::: Supplied material :::
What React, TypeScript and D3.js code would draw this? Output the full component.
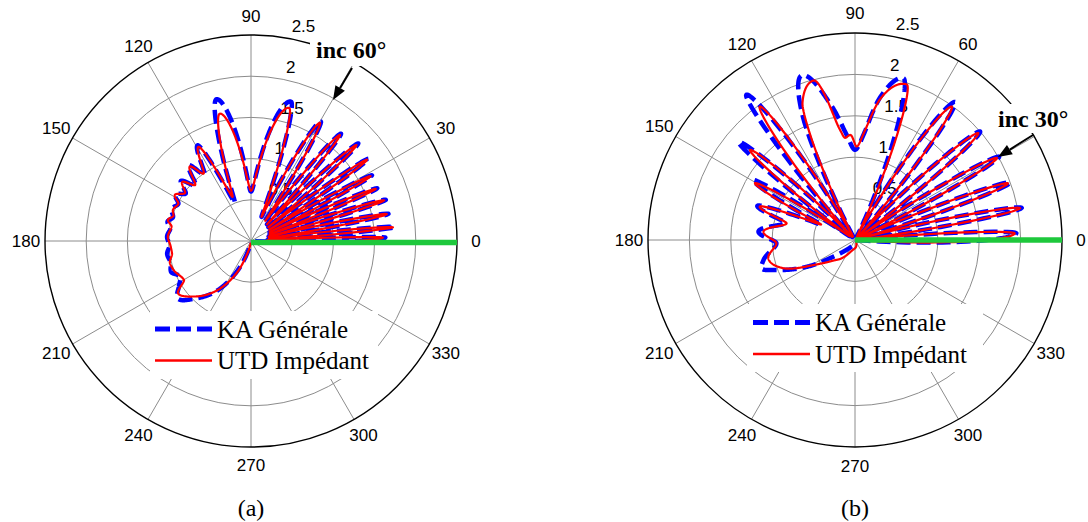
import React from "react";
import * as d3 from "d3";

// ---------- data ----------
const ANGLE_TICKS = [0, 30, 60, 90, 120, 150, 180, 210, 240, 270, 300, 330];
const SPOKE_ANGLES = [0, 30, 60, 90, 120, 150];
const RADIAL_TICKS = [0.5, 1, 1.5, 2, 2.5];
const R_MAX = 2.5;
const LEGEND_LABELS = ["KA Générale", "UTD Impédant"];
const PANEL_LABELS = ["(a)", "(b)"];
const INC_LABELS = ["inc 60°", "inc 30°"];
const INC_ANGLES = [60, 30];

// (a) incidence 60° : [angle deg, radius]
const aKA: [number, number][] = [
  [-2, 0.05], [1.5, 1.63], [3.5, 0.2], [5.5, 1.75], [8.3, 0.22], [11.2, 1.7], [14.1, 0.22],
  [17, 1.71], [19.9, 0.24], [22.7, 1.66], [25.6, 0.25], [28.5, 1.67], [31.8, 0.26], [35, 1.74],
  [38.6, 0.27], [42.3, 1.76], [46.2, 0.28], [50, 1.7], [54.8, 0.3], [59.7, 1.68], [66.5, 0.32],
  [74, 1.76], [90, 0.6], [103.7, 1.77], [113, 0.5], [119.2, 1.33], [125.2, 0.98], [129.4, 1.19],
  [135, 0.95], [139.4, 1.12], [144, 0.98], [148.5, 1.08], [153, 0.99], [158, 1.04], [163, 0.99],
  [167, 1.04], [171, 0.99], [177, 1.02], [183, 0.99], [189, 1.03], [195, 1.01], [201, 1.04],
  [206.5, 0.96], [212, 1.03], [218, 1.13], [226, 0.97], [236, 0.72], [246, 0.38], [254, 0.12],
  [262, 0.02],
];
const aUTD: [number, number][] = [
  [-2, 0.05], [1.5, 1.6], [3.5, 0.2], [5.5, 1.73], [8.3, 0.22], [11.2, 1.68], [14.1, 0.22],
  [17, 1.69], [19.9, 0.24], [22.7, 1.64], [25.6, 0.25], [28.5, 1.65], [31.8, 0.26], [35, 1.72],
  [38.6, 0.27], [42.3, 1.73], [46.2, 0.28], [50, 1.68], [54.8, 0.3], [59.7, 1.66], [66.5, 0.32],
  [74, 1.68], [90, 0.61], [103.8, 1.59], [112.8, 0.58], [119.2, 1.31], [125.2, 1.0], [129.4, 1.17],
  [135, 0.96], [139.4, 1.1], [144, 0.99], [148.8, 1.08], [153, 0.99], [158.2, 1.02], [162, 0.99],
  [165.7, 1.04], [169.8, 0.98], [177, 1.01], [183, 0.98], [188.8, 0.97], [195.4, 1.02], [201, 1.0],
  [210, 0.94], [215.7, 1.09], [224, 0.97], [235, 0.74], [246, 0.42], [254, 0.15], [262, 0.02],
];

// (b) incidence 30°
const bKA: [number, number][] = [
  [-4, 0.02], [2.4, 1.95], [6.5, 0.04], [10.9, 2.05], [15.6, 0.04], [20.3, 2.0], [25.1, 0.04],
  [30, 2.01], [35.4, 0.04], [40.9, 2.0], [47.4, 0.04], [54, 2.06], [62.5, 0.05], [73.4, 2.04],
  [80, 1.75], [85, 1.3], [90, 1.09], [95, 1.3], [100, 1.65], [107.9, 2.09], [113, 1.6],
  [118.5, 0.05], [126.8, 2.19], [133.5, 0.05], [139.9, 1.84], [145, 0.08], [149.5, 1.43],
  [155.5, 0.45], [160.7, 1.25], [166.3, 0.87], [175, 1.17], [182.4, 0.95], [192.3, 1.13],
  [196.9, 1.18], [201, 1.01], [209, 0.67], [217.6, 0.33], [235, 0.12], [260, 0.05], [290, 0.02],
];
const bUTD: [number, number][] = [
  [-4, 0.02], [2.4, 1.93], [6.5, 0.04], [10.9, 2.03], [15.6, 0.04], [20.3, 1.97], [25.1, 0.04],
  [30, 1.98], [35.4, 0.04], [40.9, 1.97], [47.4, 0.04], [54, 1.99], [62.5, 0.05], [71.6, 1.98],
  [80, 1.72], [84.5, 1.35], [89, 1.13], [92.5, 1.27], [95.5, 1.24], [98, 1.36], [104.5, 1.99],
  [111, 1.77], [118.5, 0.05], [125.5, 1.98], [133, 0.05], [139.4, 1.67], [145, 0.08],
  [150.4, 1.39], [155.5, 0.45], [160.7, 1.22], [166.3, 0.85], [174.8, 1.11], [182.4, 0.95],
  [192, 1.07], [201.5, 0.93], [211, 0.59], [222, 0.38], [232, 0.29], [250, 0.15], [280, 0.08],
  [300, 0.02],
];

// ---------- helpers ----------
const SANS = "'Liberation Sans', Arial, sans-serif";
const SERIF = "'Liberation Serif', 'Times New Roman', serif";

function polarPath(
  data: [number, number][],
  cx: number,
  cy: number,
  rs: d3.ScaleLinear<number, number>
): string {
  const out = d3.path();
  let px = 0;
  let py = 0;
  const toXY = (t: number, r: number) => {
    const a = (t * Math.PI) / 180;
    const rr = rs(Math.max(0, r));
    return [cx + rr * Math.cos(a), cy - rr * Math.sin(a)];
  };
  const ctx: any = {
    moveTo(x: number, y: number) {
      const [X, Y] = toXY(x, y);
      out.moveTo(X, Y);
      px = x;
      py = y;
    },
    lineTo(x: number, y: number) {
      const n = Math.max(2, Math.ceil(Math.abs(x - px) / 0.4));
      for (let i = 1; i <= n; i++) {
        const t = i / n;
        const [X, Y] = toXY(px + (x - px) * t, py + (y - py) * t);
        out.lineTo(X, Y);
      }
      px = x;
      py = y;
    },
    bezierCurveTo(x1: number, y1: number, x2: number, y2: number, x: number, y: number) {
      const n = Math.max(6, Math.ceil(Math.abs(x - px) / 0.2));
      for (let i = 1; i <= n; i++) {
        const t = i / n;
        const m = 1 - t;
        const bx = m * m * m * px + 3 * m * m * t * x1 + 3 * m * t * t * x2 + t * t * t * x;
        const by = m * m * m * py + 3 * m * m * t * y1 + 3 * m * t * t * y2 + t * t * t * y;
        const [X, Y] = toXY(bx, by);
        out.lineTo(X, Y);
      }
      px = x;
      py = y;
    },
    closePath() {
      out.closePath();
    },
  };
  d3.line<[number, number]>()
    .x((d) => d[0])
    .y((d) => d[1])
    .curve(d3.curveMonotoneX)
    .context(ctx)(data);
  return out.toString();
}

type PlotProps = {
  cx: number;
  cy: number;
  R: number;
  ka: [number, number][];
  utd: [number, number][];
  inc: string;
  hiddenTick: number;
  box: { x: number; y: number; w: number; h: number; tx: number; ty: number };
  arrow: { x1: number; y1: number; x2: number; y2: number };
  legend: { x: number; y: number; bx: number; by: number; bw: number; bh: number };
  panel: string;
  greenDy: number;
};

function Plot(p: PlotProps) {
  const { cx, cy, R } = p;
  const rs = d3.scaleLinear().domain([0, R_MAX]).range([0, R]);
  const pt = (deg: number, v: number) => {
    const a = (deg * Math.PI) / 180;
    return [cx + rs(v) * Math.cos(a), cy - rs(v) * Math.sin(a)];
  };
  const grid = "#8c8c8c";
  const a82 = (82 * Math.PI) / 180;

  // arrow head
  const { x1, y1, x2, y2 } = p.arrow;
  const ang = Math.atan2(y2 - y1, x2 - x1);
  const hl = 14;
  const hw = 5.5;
  const bxh = x2 - hl * Math.cos(ang);
  const byh = y2 - hl * Math.sin(ang);
  const head = `M${x2},${y2}L${bxh + hw * Math.sin(ang)},${byh - hw * Math.cos(ang)}L${bxh - hw * Math.sin(ang)},${byh + hw * Math.cos(ang)}Z`;

  const lg = p.legend;
  return (
    <g>
      {/* rings */}
      {RADIAL_TICKS.slice(0, -1).map((v) => (
        <circle key={v} cx={cx} cy={cy} r={rs(v)} fill="none" stroke={grid} strokeWidth={1} />
      ))}
      {/* spokes */}
      {SPOKE_ANGLES.map((a) => {
        const [xa, ya] = pt(a, R_MAX);
        const [xb, yb] = pt(a + 180, R_MAX);
        return <line key={a} x1={xa} y1={ya} x2={xb} y2={yb} stroke={grid} strokeWidth={1} />;
      })}
      <circle cx={cx} cy={cy} r={rs(R_MAX)} fill="none" stroke="#000" strokeWidth={1.4} />
      {/* radial labels */}
      {RADIAL_TICKS.map((v) => (
        <text
          key={v}
          x={cx + rs(v) * Math.cos(a82) + 12}
          y={cy - rs(v) * Math.sin(a82) - 5}
          fontFamily={SANS}
          fontSize={17}
          fill="#000"
        >
          {String(v)}
        </text>
      ))}
      {/* angle labels (the one under the incidence note is covered in the original) */}
      {ANGLE_TICKS.filter((a) => a !== p.hiddenTick).map((a) => {
        const [x, y] = pt(a, R_MAX * 1.092);
        return (
          <text key={a} x={x} y={y} textAnchor="middle" dominantBaseline="central" fontFamily={SANS} fontSize={17}>
            {String(a)}
          </text>
        );
      })}
      {/* curves */}
      <path d={polarPath(p.ka, cx, cy, rs)} fill="none" stroke="#0000ff" strokeWidth={4.5} strokeDasharray="14 6" strokeLinejoin="round" />
      <path d={polarPath(p.utd, cx, cy, rs)} fill="none" stroke="#ff0000" strokeWidth={2.2} strokeLinejoin="round" />
      {/* incidence line */}
      <line x1={cx} y1={cy + p.greenDy} x2={cx + rs(R_MAX)} y2={cy + p.greenDy} stroke="#1ec83c" strokeWidth={5.5} />
      {/* annotation */}
      <rect x={p.box.x} y={p.box.y} width={p.box.w} height={p.box.h} fill="#fff" />
      <text x={p.box.tx} y={p.box.ty} fontFamily={SERIF} fontWeight="bold" fontSize={24}>
        {p.inc}
      </text>
      <line x1={x1} y1={y1} x2={bxh} y2={byh} stroke="#000" strokeWidth={2} />
      <path d={head} fill="#000" />
      {/* legend */}
      <rect x={lg.bx} y={lg.by} width={lg.bw} height={lg.bh} fill="#fff" />
      <line x1={lg.x} y1={lg.y} x2={lg.x + 57} y2={lg.y} stroke="#0000ff" strokeWidth={5} strokeDasharray="15 6" />
      <text x={lg.x + 62} y={lg.y + 8.5} fontFamily={SERIF} fontSize={25}>
        {LEGEND_LABELS[0]}
      </text>
      <line x1={lg.x} y1={lg.y + 31.5} x2={lg.x + 57} y2={lg.y + 31.5} stroke="#ff0000" strokeWidth={2.5} />
      <text x={lg.x + 62} y={lg.y + 31.5 + 8.5} fontFamily={SERIF} fontSize={25}>
        {LEGEND_LABELS[1]}
      </text>
      {/* panel label */}
      <text x={cx} y={516} textAnchor="middle" fontFamily={SERIF} fontSize={24}>
        {p.panel}
      </text>
    </g>
  );
}

export default function App() {
  return (
    <svg
      width={1088}
      height={522}
      viewBox="0 0 1088 522"
      style={{ position: "absolute", left: 0, top: 0, background: "#fff" }}
    >
      <rect width={1088} height={522} fill="#fff" />
      <Plot
        cx={251}
        cy={241}
        R={206}
        ka={aKA}
        utd={aUTD}
        inc={INC_LABELS[0]}
        hiddenTick={INC_ANGLES[0]}
        box={{ x: 310, y: 35, w: 88, h: 31, tx: 316, ty: 58 }}
        arrow={{ x1: 352, y1: 68, x2: 333, y2: 100 }}
        legend={{ x: 155, y: 329, bx: 150, by: 311, bw: 228, bh: 68 }}
        panel={PANEL_LABELS[0]}
        greenDy={1.5}
      />
      <Plot
        cx={855}
        cy={240}
        R={207}
        ka={bKA}
        utd={bUTD}
        inc={INC_LABELS[1]}
        hiddenTick={INC_ANGLES[1]}
        box={{ x: 994, y: 104, w: 92, h: 29, tx: 998, ty: 127 }}
        arrow={{ x1: 1033, y1: 135, x2: 998, y2: 157 }}
        legend={{ x: 753, y: 322.5, bx: 747, by: 304, bw: 236, bh: 68 }}
        panel={PANEL_LABELS[1]}
        greenDy={0}
      />
    </svg>
  );
}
:::
Aim
From the first line of the listing above, repeat every line through the one holding "import * as". Both ends count, and pictures stay out.

Solution to the exercise
What React, TypeScript and D3.js code would draw this? Output the full component.
import React from "react";
import * as d3 from "d3";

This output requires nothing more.